Nomura blasts U.S. agency's case as $1 bln mortgage bond trial closes

By Nate Raymond

NEW YORK, April 9 (Reuters) - A lawyer for Nomura Holdings Inc argued Thursday that a U.S. regulator relied on "voodoo science" in suing the bank for making false statements in selling $2 billion in mortgage-backed securities to Fannie Mae and Freddie Mac.

David Tulchin, Nomura's lawyer, urged a Manhattan federal judge to reject the Federal Housing Finance Agency's bid to make the Tokyo-based bank and Royal Bank of Scotland Group Plc pay $1.1 billion over securities they sold ahead of the 2008 financial crisis.

During closing arguments in the non-jury trial, Tulchin told U.S. District Judge Denise Cote that the FHFA's claimed losses were not the banks' fault and were due to overall market conditions at the time of the 2008 crisis.

"Its losses on these seven certificates were caused not by any misstatements but by macroeconomic factors, most importantly the decline in housing prices," he said.

The lawsuit is the first to reach trial out of 18 the regulator filed in 2011 over some $200 billion in mortgage-backed securities that various banks sold Fannie Mae and Freddie Mac.

The FHFA says Nomura, the securities' sponsor, and RBS, an underwriter, misstated important details about the mortgages underlying more than $2 billion in securities sold to Fannie and Freddie.

Tulchin argued that the FHFA at trial introduced little testimony to back up its claims, instead relying on paid expert witnesses using "voodoo science" and questionable methodologies to analyze the mortgages underlying the securities.

"Cases that depend on paid experts hired for litigation can often be artificial," he said.

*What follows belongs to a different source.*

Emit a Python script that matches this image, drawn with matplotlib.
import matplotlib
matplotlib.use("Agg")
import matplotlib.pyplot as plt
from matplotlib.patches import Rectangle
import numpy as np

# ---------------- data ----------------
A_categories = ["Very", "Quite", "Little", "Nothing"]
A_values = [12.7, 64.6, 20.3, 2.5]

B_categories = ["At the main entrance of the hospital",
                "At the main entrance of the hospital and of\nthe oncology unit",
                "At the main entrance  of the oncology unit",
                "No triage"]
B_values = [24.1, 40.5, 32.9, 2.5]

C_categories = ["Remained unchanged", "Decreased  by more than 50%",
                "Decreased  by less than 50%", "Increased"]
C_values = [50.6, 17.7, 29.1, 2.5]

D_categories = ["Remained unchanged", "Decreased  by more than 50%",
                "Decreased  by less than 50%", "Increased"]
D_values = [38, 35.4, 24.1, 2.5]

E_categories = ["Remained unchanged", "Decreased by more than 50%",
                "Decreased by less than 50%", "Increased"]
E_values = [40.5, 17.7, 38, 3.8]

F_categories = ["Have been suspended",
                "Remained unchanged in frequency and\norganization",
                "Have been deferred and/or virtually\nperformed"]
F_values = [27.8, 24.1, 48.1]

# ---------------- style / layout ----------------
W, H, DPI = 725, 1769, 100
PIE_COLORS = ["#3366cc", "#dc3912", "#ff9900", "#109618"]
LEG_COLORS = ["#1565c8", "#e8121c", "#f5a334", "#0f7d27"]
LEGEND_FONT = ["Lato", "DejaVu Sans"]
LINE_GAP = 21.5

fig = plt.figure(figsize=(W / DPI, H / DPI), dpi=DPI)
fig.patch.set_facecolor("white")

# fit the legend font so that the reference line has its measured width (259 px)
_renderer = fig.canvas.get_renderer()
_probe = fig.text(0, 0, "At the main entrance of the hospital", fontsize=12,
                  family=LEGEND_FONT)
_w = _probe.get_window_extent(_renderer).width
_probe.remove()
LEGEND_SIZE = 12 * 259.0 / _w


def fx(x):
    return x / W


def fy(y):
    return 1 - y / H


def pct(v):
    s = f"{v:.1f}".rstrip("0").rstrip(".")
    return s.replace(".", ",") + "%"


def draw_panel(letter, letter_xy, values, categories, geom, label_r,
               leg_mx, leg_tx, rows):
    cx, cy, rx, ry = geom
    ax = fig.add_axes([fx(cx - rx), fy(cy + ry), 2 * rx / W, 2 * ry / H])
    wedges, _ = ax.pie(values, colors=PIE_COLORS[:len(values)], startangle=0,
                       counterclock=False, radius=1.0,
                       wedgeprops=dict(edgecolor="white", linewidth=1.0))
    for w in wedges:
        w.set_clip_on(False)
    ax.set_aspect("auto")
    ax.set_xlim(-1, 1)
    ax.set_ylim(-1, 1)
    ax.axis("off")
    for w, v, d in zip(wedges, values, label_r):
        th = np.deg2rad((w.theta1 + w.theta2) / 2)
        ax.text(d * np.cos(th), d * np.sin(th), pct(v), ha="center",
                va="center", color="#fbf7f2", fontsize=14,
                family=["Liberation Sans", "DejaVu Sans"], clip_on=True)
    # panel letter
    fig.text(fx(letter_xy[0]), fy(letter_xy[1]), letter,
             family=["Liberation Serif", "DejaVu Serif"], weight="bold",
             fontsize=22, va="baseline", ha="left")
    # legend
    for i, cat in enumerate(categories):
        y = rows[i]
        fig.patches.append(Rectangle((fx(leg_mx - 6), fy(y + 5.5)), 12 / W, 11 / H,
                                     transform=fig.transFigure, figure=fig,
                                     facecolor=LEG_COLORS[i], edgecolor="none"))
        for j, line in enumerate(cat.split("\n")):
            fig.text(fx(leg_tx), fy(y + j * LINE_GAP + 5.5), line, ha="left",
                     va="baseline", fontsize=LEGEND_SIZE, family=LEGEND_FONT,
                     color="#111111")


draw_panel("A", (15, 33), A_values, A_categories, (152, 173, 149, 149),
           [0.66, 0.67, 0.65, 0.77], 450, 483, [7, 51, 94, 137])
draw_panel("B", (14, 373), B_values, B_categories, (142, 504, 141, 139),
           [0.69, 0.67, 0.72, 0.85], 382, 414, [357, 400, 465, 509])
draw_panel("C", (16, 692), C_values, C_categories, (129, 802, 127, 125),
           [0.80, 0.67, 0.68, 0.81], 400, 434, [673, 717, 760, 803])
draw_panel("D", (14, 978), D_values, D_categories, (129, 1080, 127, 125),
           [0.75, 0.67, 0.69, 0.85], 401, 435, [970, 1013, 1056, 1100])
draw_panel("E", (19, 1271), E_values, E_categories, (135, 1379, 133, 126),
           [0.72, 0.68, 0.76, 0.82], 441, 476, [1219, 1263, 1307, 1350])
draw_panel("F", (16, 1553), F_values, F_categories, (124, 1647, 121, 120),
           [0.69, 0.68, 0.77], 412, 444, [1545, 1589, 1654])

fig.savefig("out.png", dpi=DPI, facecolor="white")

A lawyer for the FHFA, which has acted as Fannie and Freddie's conservator since their 2008 government takeover, is expected to present closing arguments Thursday afternoon.

The FHFA said that of the loans underlying the securities Fannie and Freddie bought from Nomura, 68.6 percent had underwriting defects. Nearly a third had false loan-to-value ratios, while 13.1 percent were underwater from the start, it said.

The FHFA previously obtained nearly $17.9 billion in settlements with banks including Bank of America Corp, JPMorgan Chase & Co and Deutsche Bank AG. Those deals followed a series of adverse rulings by Cote.

The case is Federal Housing Finance Agency v Nomura Holding America Inc, U.S. District Court, Southern District of New York, No. 11-06201.